- Exercise details:
Each line of the listing must be transcribed exactly, except for the images, which should be excluded.

- Supplied data:
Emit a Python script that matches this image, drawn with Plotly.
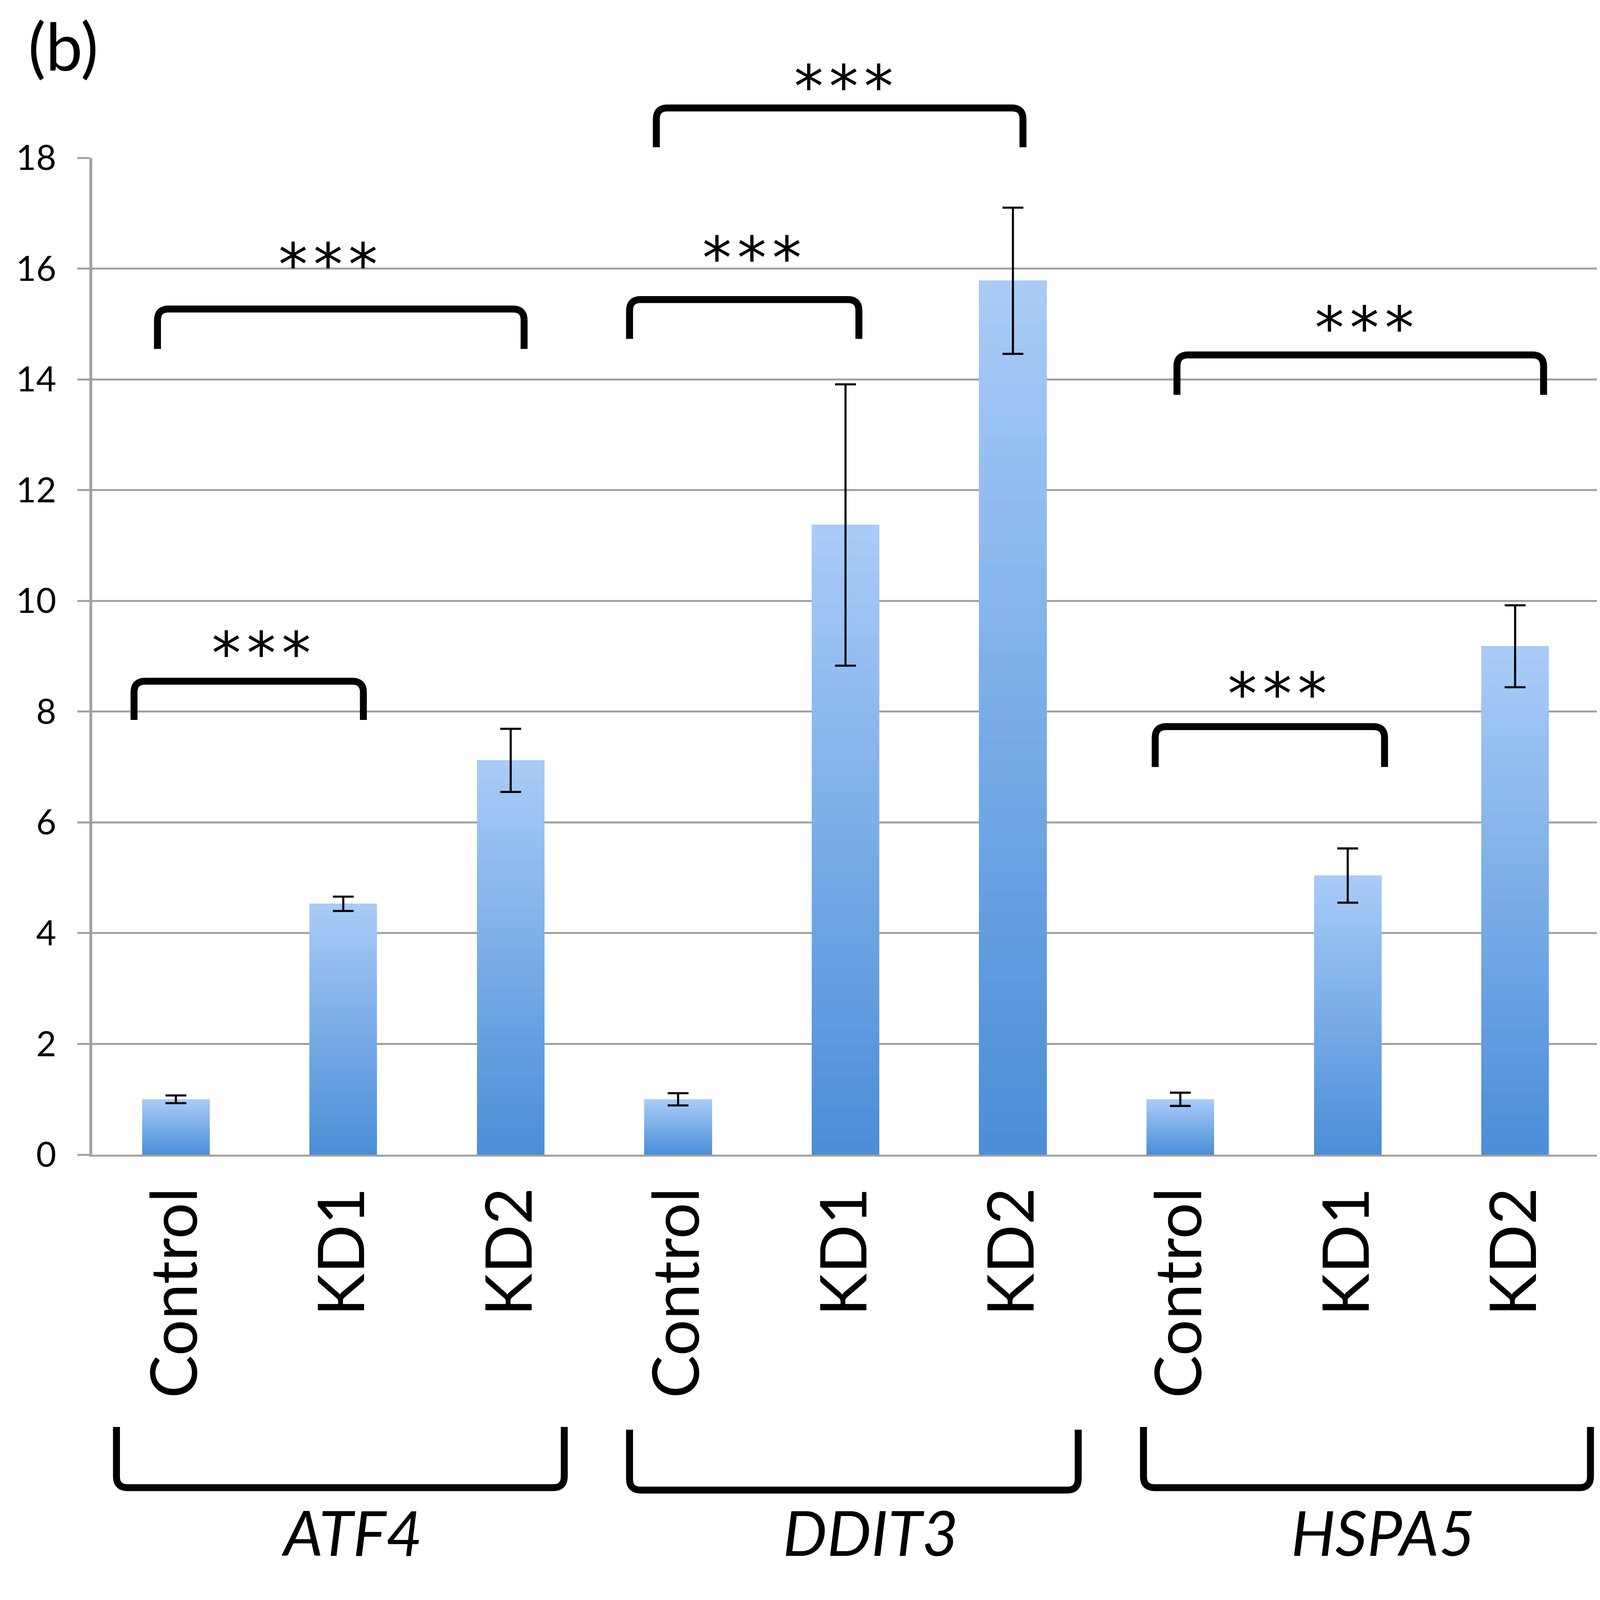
import plotly.graph_objects as go

# ---------------- data ----------------
categories = ["Control", "KD1", "KD2", "Control", "KD1", "KD2", "Control", "KD1", "KD2"]
genes = ["ATF4", "DDIT3", "HSPA5"]
values = [1.00, 4.53, 7.12, 1.00, 11.37, 15.78, 1.00, 5.04, 9.18]
errors = [0.07, 0.13, 0.57, 0.11, 2.54, 1.32, 0.12, 0.49, 0.74]
y_ticks = [0, 2, 4, 6, 8, 10, 12, 14, 16, 18]
sig_labels = ["***", "***", "***", "***", "***", "***"]

# significance bracket placement (category index / value units)
sig_left = [-0.25, -0.11, 2.71, 2.87, 5.85, 5.98]
sig_right = [1.12, 2.08, 4.08, 5.06, 7.22, 8.17]
sig_top = [8.55, 15.27, 15.44, 18.90, 7.73, 14.44]
sig_leg = [7.85, 14.55, 14.73, 18.19, 7.00, 13.72]
sig_star_x = [0.51, 0.91, 3.44, 3.99, 6.58, 7.10]
sig_star_y = [9.26, 16.28, 16.40, 19.50, 8.53, 15.14]

# gene group brackets (category index) and label centres
grp_left = [-0.355, 2.71, 5.78]
grp_right = [2.32, 5.39, 8.45]
grp_label_x = [1.05, 4.15, 7.21]

# ---------------- geometry (reference pixels, then scaled) ----------------
RW, RH = 4600, 4528
RML, RMR, RMT, RMB = 257, 5, 445, 1212
K = 1 / 1.125  # page is photographed at 1.125 device pixels per CSS pixel


def s(v):
    return v * K


def si(v):
    return int(round(v * K))


W, H = si(RW), si(RH)
ML, MR, MT, MB = si(RML), si(RMR), si(RMT), si(RMB)
RPW, RPH = RW - RML - RMR, RH - RMT - RMB
X0, X1 = -0.5, len(categories) - 0.5
Y0, Y1 = 0, 18
RAXIS = RH - RMB  # reference pixel row of y=0


def xp(i):
    return (i - X0) / (X1 - X0)


def yp(v):
    return (v - Y0) / (Y1 - Y0)


def ypx(py):
    return (RAXIS - py) / RPH


def xpx(px):
    return (px - RML) / RPW


FONT = "Lato"
STAR_FONT = "DejaVu Sans"
xs = list(range(len(categories)))

fig = go.Figure()

# gradient bars: stacked slices of each bar, light at top, darker at bottom
N = 40
c_bot = (76, 142, 216)
c_top = (168, 203, 247)
for k in range(N):
    t = k / (N - 1)
    col = "rgb(%d,%d,%d)" % tuple(round(c_bot[j] + (c_top[j] - c_bot[j]) * t) for j in range(3))
    fig.add_trace(go.Bar(
        x=xs, y=[v / N for v in values],
        marker=dict(color=col, line=dict(color=col, width=1)),
        showlegend=False, hoverinfo="skip",
    ))

# error bars
fig.add_trace(go.Scatter(
    x=xs, y=values, mode="markers",
    marker=dict(size=1, color="rgba(0,0,0,0)"),
    error_y=dict(type="data", array=errors, visible=True, color="black",
                 thickness=s(6), width=s(30)),
    showlegend=False, hoverinfo="skip",
))

shapes = []
annotations = []
LW = s(20)
RX, RY = 32 / RPW, 32 / RPH

# significance brackets (open downward)
for l, r, top, leg, sx, sy, lab in zip(sig_left, sig_right, sig_top, sig_leg,
                                       sig_star_x, sig_star_y, sig_labels):
    xl, xr, yt, yl = xp(l), xp(r), yp(top), yp(leg)
    path = (f"M {xl},{yl} L {xl},{yt - RY} Q {xl},{yt} {xl + RX},{yt} "
            f"L {xr - RX},{yt} Q {xr},{yt} {xr},{yt - RY} L {xr},{yl}")
    shapes.append(dict(type="path", path=path, xref="paper", yref="paper",
                       line=dict(color="black", width=LW), layer="above"))
    annotations.append(dict(text="\u200a".join(lab),
                            x=xp(sx), y=yp(sy), xref="paper", yref="paper",
                            xanchor="center", yanchor="middle", yshift=-s(34),
                            showarrow=False,
                            font=dict(family=STAR_FONT, size=s(168), color="black")))

# gene group brackets (open upward)
g_top = [4100, 4108, 4100]
g_bot = [4275, 4282, 4275]
for l, r, gt, gb in zip(grp_left, grp_right, g_top, g_bot):
    xl, xr = xp(l), xp(r)
    yt, yb = ypx(gt), ypx(gb)
    path = (f"M {xl},{yt} L {xl},{yb + RY} Q {xl},{yb} {xl + RX},{yb} "
            f"L {xr - RX},{yb} Q {xr},{yb} {xr},{yb + RY} L {xr},{yt}")
    shapes.append(dict(type="path", path=path, xref="paper", yref="paper",
                       line=dict(color="black", width=LW), layer="above"))

for g, gx in zip(genes, grp_label_x):
    annotations.append(dict(text=f"<i>{g}</i>", x=xp(gx), y=ypx(4402),
                            xref="paper", yref="paper",
                            xanchor="center", yanchor="middle", showarrow=False,
                            font=dict(family=FONT, size=s(180), color="black")))

# panel label
annotations.append(dict(text="(b)", x=xpx(70), y=ypx(4), xref="paper", yref="paper",
                        xanchor="left", yanchor="top", showarrow=False,
                        font=dict(family=FONT, size=s(190), color="black")))

GRID = "#a0a0a0"
fig.update_layout(
    width=W, height=H,
    margin=dict(l=ML, r=MR, t=MT, b=MB, pad=0),
    paper_bgcolor="white", plot_bgcolor="white",
    barmode="stack", bargap=0.598,
    shapes=shapes, annotations=annotations,
    font=dict(family=FONT, color="black"),
    xaxis=dict(range=[X0, X1], tickmode="array", tickvals=xs, ticktext=categories,
               tickangle=-90, tickfont=dict(family=FONT, size=s(185), color="black"),
               showgrid=False, zeroline=False, showline=True, linecolor=GRID,
               linewidth=s(6), ticks="", ticklabelstandoff=si(15), fixedrange=True),
    yaxis=dict(range=[Y0, Y1], tickmode="array", tickvals=y_ticks,
               tickfont=dict(family=FONT, size=s(100), color="black"),
               showgrid=True, gridcolor=GRID, gridwidth=s(6), zeroline=False,
               showline=True, linecolor=GRID, linewidth=s(8),
               ticks="outside", ticklen=si(35), tickwidth=s(6), tickcolor=GRID,
               ticklabelstandoff=si(40), fixedrange=True),
)

fig.write_html("out.html")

- Full solution:
Emit a Python script that matches this image, drawn with Plotly.
import plotly.graph_objects as go

# ---------------- data ----------------
categories = ["Control", "KD1", "KD2", "Control", "KD1", "KD2", "Control", "KD1", "KD2"]
genes = ["ATF4", "DDIT3", "HSPA5"]
values = [1.00, 4.53, 7.12, 1.00, 11.37, 15.78, 1.00, 5.04, 9.18]
errors = [0.07, 0.13, 0.57, 0.11, 2.54, 1.32, 0.12, 0.49, 0.74]
y_ticks = [0, 2, 4, 6, 8, 10, 12, 14, 16, 18]
sig_labels = ["***", "***", "***", "***", "***", "***"]

# significance bracket placement (category index / value units)
sig_left = [-0.25, -0.11, 2.71, 2.87, 5.85, 5.98]
sig_right = [1.12, 2.08, 4.08, 5.06, 7.22, 8.17]
sig_top = [8.55, 15.27, 15.44, 18.90, 7.73, 14.44]
sig_leg = [7.85, 14.55, 14.73, 18.19, 7.00, 13.72]
sig_star_x = [0.51, 0.91, 3.44, 3.99, 6.58, 7.10]
sig_star_y = [9.26, 16.28, 16.40, 19.50, 8.53, 15.14]

# gene group brackets (category index) and label centres
grp_left = [-0.355, 2.71, 5.78]
grp_right = [2.32, 5.39, 8.45]
grp_label_x = [1.05, 4.15, 7.21]

# ---------------- geometry (reference pixels, then scaled) ----------------
RW, RH = 4600, 4528
RML, RMR, RMT, RMB = 257, 5, 445, 1212
K = 1 / 1.125  # page is photographed at 1.125 device pixels per CSS pixel


def s(v):
    return v * K


def si(v):
    return int(round(v * K))


W, H = si(RW), si(RH)
ML, MR, MT, MB = si(RML), si(RMR), si(RMT), si(RMB)
RPW, RPH = RW - RML - RMR, RH - RMT - RMB
X0, X1 = -0.5, len(categories) - 0.5
Y0, Y1 = 0, 18
RAXIS = RH - RMB  # reference pixel row of y=0


def xp(i):
    return (i - X0) / (X1 - X0)


def yp(v):
    return (v - Y0) / (Y1 - Y0)


def ypx(py):
    return (RAXIS - py) / RPH


def xpx(px):
    return (px - RML) / RPW


FONT = "Lato"
STAR_FONT = "DejaVu Sans"
xs = list(range(len(categories)))

fig = go.Figure()

# gradient bars: stacked slices of each bar, light at top, darker at bottom
N = 40
c_bot = (76, 142, 216)
c_top = (168, 203, 247)
for k in range(N):
    t = k / (N - 1)
    col = "rgb(%d,%d,%d)" % tuple(round(c_bot[j] + (c_top[j] - c_bot[j]) * t) for j in range(3))
    fig.add_trace(go.Bar(
        x=xs, y=[v / N for v in values],
        marker=dict(color=col, line=dict(color=col, width=1)),
        showlegend=False, hoverinfo="skip",
    ))

# error bars
fig.add_trace(go.Scatter(
    x=xs, y=values, mode="markers",
    marker=dict(size=1, color="rgba(0,0,0,0)"),
    error_y=dict(type="data", array=errors, visible=True, color="black",
                 thickness=s(6), width=s(30)),
    showlegend=False, hoverinfo="skip",
))

shapes = []
annotations = []
LW = s(20)
RX, RY = 32 / RPW, 32 / RPH

# significance brackets (open downward)
for l, r, top, leg, sx, sy, lab in zip(sig_left, sig_right, sig_top, sig_leg,
                                       sig_star_x, sig_star_y, sig_labels):
    xl, xr, yt, yl = xp(l), xp(r), yp(top), yp(leg)
    path = (f"M {xl},{yl} L {xl},{yt - RY} Q {xl},{yt} {xl + RX},{yt} "
            f"L {xr - RX},{yt} Q {xr},{yt} {xr},{yt - RY} L {xr},{yl}")
    shapes.append(dict(type="path", path=path, xref="paper", yref="paper",
                       line=dict(color="black", width=LW), layer="above"))
    annotations.append(dict(text="\u200a".join(lab),
                            x=xp(sx), y=yp(sy), xref="paper", yref="paper",
                            xanchor="center", yanchor="middle", yshift=-s(34),
                            showarrow=False,
                            font=dict(family=STAR_FONT, size=s(168), color="black")))

# gene group brackets (open upward)
g_top = [4100, 4108, 4100]
g_bot = [4275, 4282, 4275]
for l, r, gt, gb in zip(grp_left, grp_right, g_top, g_bot):
    xl, xr = xp(l), xp(r)
    yt, yb = ypx(gt), ypx(gb)
    path = (f"M {xl},{yt} L {xl},{yb + RY} Q {xl},{yb} {xl + RX},{yb} "
            f"L {xr - RX},{yb} Q {xr},{yb} {xr},{yb + RY} L {xr},{yt}")
    shapes.append(dict(type="path", path=path, xref="paper", yref="paper",
                       line=dict(color="black", width=LW), layer="above"))

for g, gx in zip(genes, grp_label_x):
    annotations.append(dict(text=f"<i>{g}</i>", x=xp(gx), y=ypx(4402),
                            xref="paper", yref="paper",
                            xanchor="center", yanchor="middle", showarrow=False,
                            font=dict(family=FONT, size=s(180), color="black")))

# panel label
annotations.append(dict(text="(b)", x=xpx(70), y=ypx(4), xref="paper", yref="paper",
                        xanchor="left", yanchor="top", showarrow=False,
                        font=dict(family=FONT, size=s(190), color="black")))

GRID = "#a0a0a0"
fig.update_layout(
    width=W, height=H,
    margin=dict(l=ML, r=MR, t=MT, b=MB, pad=0),
    paper_bgcolor="white", plot_bgcolor="white",
    barmode="stack", bargap=0.598,
    shapes=shapes, annotations=annotations,
    font=dict(family=FONT, color="black"),
    xaxis=dict(range=[X0, X1], tickmode="array", tickvals=xs, ticktext=categories,
               tickangle=-90, tickfont=dict(family=FONT, size=s(185), color="black"),
               showgrid=False, zeroline=False, showline=True, linecolor=GRID,
               linewidth=s(6), ticks="", ticklabelstandoff=si(15), fixedrange=True),
    yaxis=dict(range=[Y0, Y1], tickmode="array", tickvals=y_ticks,
               tickfont=dict(family=FONT, size=s(100), color="black"),
               showgrid=True, gridcolor=GRID, gridwidth=s(6), zeroline=False,
               showline=True, linecolor=GRID, linewidth=s(8),
               ticks="outside", ticklen=si(35), tickwidth=s(6), tickcolor=GRID,
               ticklabelstandoff=si(40), fixedrange=True),
)

fig.write_html("out.html")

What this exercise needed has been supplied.